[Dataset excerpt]
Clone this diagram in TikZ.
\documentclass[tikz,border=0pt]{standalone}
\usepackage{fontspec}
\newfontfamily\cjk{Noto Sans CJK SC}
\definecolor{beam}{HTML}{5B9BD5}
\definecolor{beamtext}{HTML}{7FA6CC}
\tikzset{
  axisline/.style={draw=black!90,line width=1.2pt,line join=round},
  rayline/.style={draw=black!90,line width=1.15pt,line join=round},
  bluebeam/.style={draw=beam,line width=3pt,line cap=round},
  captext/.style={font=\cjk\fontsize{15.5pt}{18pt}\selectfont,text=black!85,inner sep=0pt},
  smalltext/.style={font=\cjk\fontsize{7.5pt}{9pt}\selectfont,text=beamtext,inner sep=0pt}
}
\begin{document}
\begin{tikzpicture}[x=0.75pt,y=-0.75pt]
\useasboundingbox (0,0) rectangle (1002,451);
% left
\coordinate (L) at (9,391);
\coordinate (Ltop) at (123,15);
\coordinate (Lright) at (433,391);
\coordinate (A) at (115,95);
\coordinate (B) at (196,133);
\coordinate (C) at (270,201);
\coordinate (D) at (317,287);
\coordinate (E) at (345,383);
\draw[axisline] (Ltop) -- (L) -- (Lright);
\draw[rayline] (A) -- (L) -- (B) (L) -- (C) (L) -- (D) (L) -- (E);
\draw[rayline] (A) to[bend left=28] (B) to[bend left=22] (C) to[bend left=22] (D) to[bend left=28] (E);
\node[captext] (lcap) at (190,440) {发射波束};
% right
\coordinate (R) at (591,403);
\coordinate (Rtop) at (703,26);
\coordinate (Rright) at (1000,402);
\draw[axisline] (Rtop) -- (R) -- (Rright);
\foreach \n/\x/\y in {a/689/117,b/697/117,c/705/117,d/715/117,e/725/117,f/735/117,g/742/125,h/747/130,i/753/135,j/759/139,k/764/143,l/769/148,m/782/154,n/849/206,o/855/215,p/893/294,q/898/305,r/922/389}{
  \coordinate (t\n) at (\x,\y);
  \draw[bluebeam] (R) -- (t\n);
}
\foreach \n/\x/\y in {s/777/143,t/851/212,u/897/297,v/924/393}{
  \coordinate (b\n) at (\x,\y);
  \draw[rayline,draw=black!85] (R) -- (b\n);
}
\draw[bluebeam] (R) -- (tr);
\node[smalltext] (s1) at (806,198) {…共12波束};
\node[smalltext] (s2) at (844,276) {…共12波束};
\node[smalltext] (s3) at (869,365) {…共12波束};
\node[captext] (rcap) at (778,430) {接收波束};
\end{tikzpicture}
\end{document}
* * *
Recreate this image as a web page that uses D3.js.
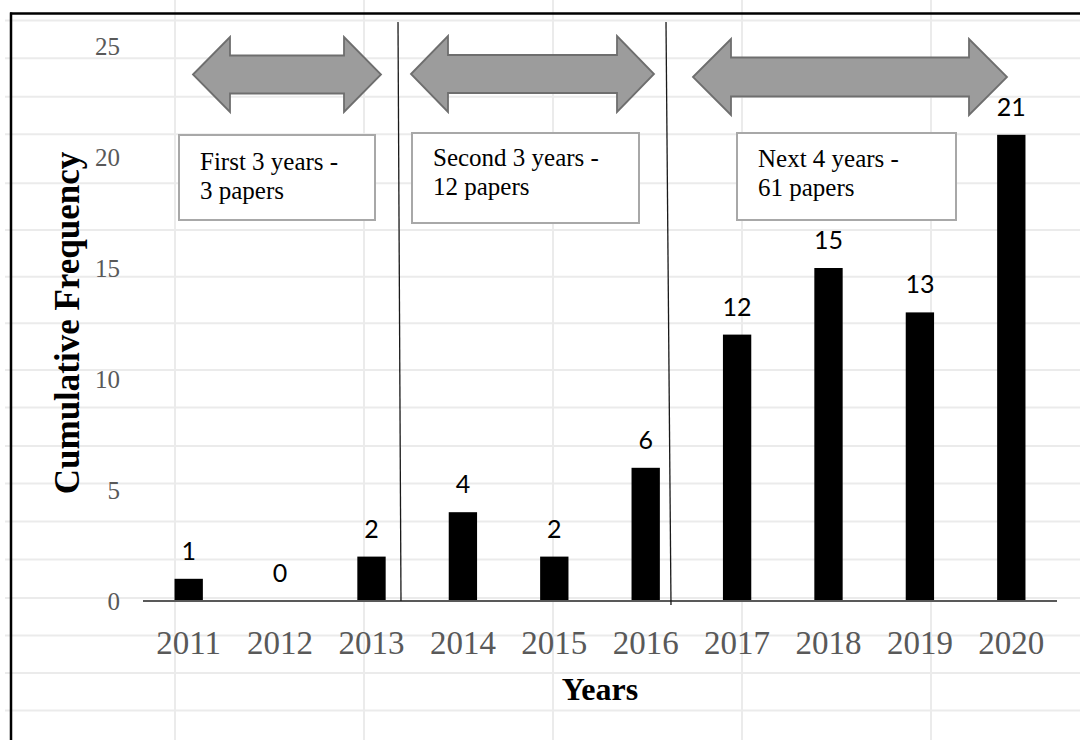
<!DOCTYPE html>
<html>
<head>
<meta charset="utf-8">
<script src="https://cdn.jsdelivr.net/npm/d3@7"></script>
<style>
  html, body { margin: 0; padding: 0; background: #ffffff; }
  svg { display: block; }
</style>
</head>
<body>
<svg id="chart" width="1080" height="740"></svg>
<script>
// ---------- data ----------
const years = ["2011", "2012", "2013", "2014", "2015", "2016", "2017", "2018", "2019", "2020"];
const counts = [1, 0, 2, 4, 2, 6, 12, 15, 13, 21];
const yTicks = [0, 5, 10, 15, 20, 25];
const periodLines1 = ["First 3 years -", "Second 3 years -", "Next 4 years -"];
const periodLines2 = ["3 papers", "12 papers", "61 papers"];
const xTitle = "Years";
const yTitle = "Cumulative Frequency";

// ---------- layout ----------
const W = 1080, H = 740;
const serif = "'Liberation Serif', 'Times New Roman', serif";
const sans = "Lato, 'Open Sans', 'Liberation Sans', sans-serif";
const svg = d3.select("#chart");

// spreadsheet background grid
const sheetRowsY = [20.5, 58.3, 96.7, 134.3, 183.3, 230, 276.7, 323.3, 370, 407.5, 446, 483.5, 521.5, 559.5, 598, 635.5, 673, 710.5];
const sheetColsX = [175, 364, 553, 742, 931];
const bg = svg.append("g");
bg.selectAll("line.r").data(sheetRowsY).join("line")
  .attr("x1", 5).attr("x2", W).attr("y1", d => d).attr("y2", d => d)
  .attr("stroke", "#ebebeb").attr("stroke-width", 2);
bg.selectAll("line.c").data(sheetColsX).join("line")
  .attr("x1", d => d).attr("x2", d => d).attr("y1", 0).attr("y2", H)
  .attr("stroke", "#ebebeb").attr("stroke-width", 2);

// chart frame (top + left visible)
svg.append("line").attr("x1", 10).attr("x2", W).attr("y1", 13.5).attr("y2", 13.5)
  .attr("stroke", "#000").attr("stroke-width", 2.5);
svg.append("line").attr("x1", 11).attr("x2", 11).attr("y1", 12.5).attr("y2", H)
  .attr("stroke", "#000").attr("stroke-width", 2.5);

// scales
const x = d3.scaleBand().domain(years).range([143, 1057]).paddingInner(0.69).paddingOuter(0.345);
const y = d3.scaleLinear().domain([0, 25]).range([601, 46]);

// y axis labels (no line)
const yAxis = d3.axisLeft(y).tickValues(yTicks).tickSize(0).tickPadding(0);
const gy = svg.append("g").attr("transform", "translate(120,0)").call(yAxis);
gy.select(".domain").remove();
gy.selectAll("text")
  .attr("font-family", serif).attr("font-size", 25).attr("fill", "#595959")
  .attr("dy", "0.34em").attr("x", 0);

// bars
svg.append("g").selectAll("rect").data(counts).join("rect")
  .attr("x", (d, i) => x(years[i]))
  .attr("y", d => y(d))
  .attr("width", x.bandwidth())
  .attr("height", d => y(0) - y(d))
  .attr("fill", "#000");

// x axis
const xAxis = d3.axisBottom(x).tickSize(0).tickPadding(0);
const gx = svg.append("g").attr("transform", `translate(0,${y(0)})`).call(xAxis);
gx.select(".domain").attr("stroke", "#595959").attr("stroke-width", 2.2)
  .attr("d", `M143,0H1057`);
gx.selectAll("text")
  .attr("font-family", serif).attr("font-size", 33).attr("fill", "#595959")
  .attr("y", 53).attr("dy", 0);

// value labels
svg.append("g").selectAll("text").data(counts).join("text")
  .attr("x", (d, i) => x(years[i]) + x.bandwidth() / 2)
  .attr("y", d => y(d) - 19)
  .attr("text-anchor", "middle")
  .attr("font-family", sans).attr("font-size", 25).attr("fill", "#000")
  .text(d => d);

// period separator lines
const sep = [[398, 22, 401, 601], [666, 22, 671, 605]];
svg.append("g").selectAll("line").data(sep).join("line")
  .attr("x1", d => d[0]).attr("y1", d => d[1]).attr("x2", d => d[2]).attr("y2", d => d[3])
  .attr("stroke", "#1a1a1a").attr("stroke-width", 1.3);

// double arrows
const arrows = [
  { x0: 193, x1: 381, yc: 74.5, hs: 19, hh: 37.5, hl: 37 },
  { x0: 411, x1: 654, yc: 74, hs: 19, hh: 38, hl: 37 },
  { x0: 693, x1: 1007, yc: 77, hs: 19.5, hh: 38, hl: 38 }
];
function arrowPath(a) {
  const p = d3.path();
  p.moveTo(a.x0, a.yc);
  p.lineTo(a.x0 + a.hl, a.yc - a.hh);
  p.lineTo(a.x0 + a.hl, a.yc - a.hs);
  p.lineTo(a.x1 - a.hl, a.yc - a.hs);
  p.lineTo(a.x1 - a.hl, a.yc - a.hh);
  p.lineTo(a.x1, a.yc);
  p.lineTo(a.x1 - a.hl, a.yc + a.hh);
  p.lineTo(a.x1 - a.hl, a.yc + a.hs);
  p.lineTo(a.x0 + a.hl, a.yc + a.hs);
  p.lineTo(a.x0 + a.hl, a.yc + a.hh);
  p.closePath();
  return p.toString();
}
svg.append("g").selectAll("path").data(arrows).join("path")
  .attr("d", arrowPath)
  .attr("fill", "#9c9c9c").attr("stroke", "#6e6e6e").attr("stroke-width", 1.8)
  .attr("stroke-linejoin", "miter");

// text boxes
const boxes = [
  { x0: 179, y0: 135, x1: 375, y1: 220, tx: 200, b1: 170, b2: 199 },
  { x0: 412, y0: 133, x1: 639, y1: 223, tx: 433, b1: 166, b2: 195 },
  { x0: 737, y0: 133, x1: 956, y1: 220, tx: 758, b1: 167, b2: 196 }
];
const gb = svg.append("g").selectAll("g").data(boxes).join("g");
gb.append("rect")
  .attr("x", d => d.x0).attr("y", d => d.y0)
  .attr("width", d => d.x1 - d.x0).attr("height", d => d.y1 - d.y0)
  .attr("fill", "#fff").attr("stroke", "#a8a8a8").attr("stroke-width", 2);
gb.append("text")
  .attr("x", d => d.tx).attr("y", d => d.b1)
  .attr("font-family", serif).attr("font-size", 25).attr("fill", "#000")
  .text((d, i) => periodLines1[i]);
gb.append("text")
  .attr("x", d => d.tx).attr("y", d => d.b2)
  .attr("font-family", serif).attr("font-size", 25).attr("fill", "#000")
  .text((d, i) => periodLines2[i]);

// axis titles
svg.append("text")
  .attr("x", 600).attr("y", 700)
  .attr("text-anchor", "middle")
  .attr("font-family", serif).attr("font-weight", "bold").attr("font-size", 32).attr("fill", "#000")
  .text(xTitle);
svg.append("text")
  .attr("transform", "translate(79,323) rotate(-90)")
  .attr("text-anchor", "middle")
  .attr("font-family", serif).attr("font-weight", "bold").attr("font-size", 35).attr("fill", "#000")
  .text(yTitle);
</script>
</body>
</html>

## WHAT IS NEEDED
Reply with nothing but the number of lines that contain the word "this".

## FINAL RESULT
2